= What to do =
Report the count of lines containing the word "this" in the entries below, and nothing more.

= Data section =
━━━
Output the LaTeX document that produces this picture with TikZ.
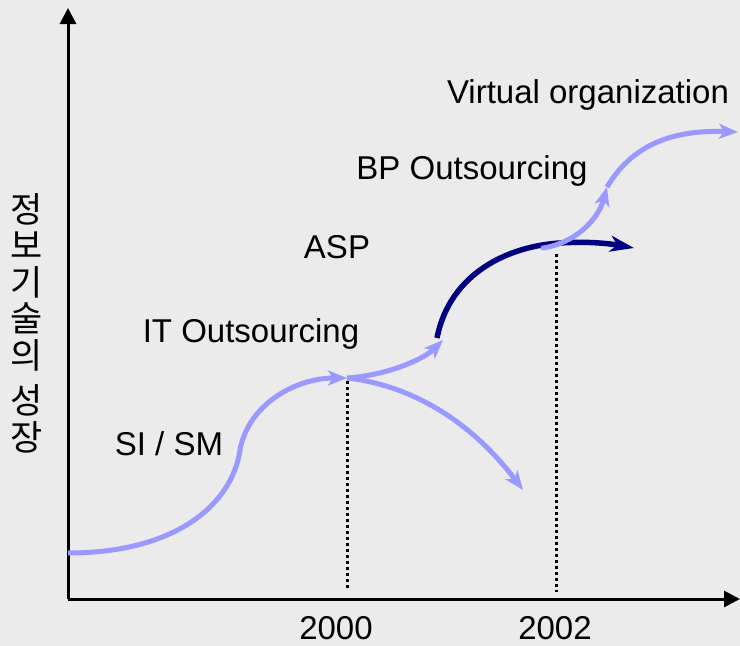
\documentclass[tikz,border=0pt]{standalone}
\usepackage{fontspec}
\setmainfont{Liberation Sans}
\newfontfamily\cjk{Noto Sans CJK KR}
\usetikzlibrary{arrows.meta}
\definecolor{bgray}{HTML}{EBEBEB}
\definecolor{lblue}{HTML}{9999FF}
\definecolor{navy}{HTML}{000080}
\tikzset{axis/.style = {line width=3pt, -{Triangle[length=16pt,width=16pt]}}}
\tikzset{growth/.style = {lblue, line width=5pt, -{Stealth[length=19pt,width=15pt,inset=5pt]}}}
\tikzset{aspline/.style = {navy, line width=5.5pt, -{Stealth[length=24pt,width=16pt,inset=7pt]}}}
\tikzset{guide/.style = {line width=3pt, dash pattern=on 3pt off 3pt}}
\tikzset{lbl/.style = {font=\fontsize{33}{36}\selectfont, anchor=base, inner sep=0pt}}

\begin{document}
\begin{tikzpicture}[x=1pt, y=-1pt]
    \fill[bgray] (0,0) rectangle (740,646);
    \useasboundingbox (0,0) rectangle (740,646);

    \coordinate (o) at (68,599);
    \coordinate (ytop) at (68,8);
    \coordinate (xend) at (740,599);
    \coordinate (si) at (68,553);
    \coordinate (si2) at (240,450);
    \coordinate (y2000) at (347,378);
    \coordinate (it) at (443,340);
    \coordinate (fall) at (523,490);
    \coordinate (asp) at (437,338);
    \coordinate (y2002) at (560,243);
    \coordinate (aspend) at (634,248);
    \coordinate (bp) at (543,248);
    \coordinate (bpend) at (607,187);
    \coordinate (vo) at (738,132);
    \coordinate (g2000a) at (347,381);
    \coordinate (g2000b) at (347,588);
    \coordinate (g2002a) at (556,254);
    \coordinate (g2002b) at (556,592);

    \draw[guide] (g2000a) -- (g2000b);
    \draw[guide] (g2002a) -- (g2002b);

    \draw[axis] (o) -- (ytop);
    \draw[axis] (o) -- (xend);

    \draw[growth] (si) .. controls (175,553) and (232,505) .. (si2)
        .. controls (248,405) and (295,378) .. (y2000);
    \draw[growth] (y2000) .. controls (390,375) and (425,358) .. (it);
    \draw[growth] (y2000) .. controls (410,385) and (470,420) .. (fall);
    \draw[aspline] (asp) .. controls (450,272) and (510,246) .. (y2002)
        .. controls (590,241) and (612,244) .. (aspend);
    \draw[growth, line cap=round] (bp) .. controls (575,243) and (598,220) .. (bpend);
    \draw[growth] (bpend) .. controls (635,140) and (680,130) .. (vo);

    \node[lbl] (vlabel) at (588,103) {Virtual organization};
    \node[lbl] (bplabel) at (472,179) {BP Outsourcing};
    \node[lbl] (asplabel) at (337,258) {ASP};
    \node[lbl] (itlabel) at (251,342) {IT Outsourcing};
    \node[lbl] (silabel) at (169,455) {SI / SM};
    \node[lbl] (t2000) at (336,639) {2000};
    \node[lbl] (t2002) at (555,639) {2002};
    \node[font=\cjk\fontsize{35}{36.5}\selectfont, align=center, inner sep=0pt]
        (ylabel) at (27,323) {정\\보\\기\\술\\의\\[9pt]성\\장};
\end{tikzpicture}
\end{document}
━━━
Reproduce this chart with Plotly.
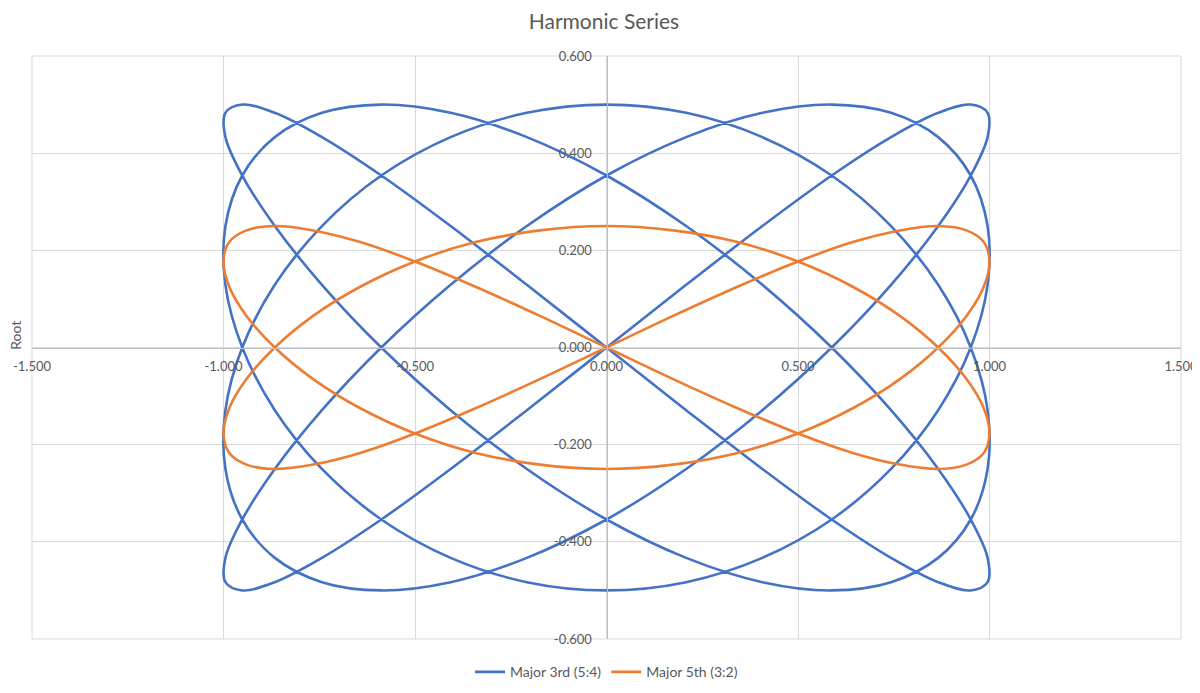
━━━
= The output =
2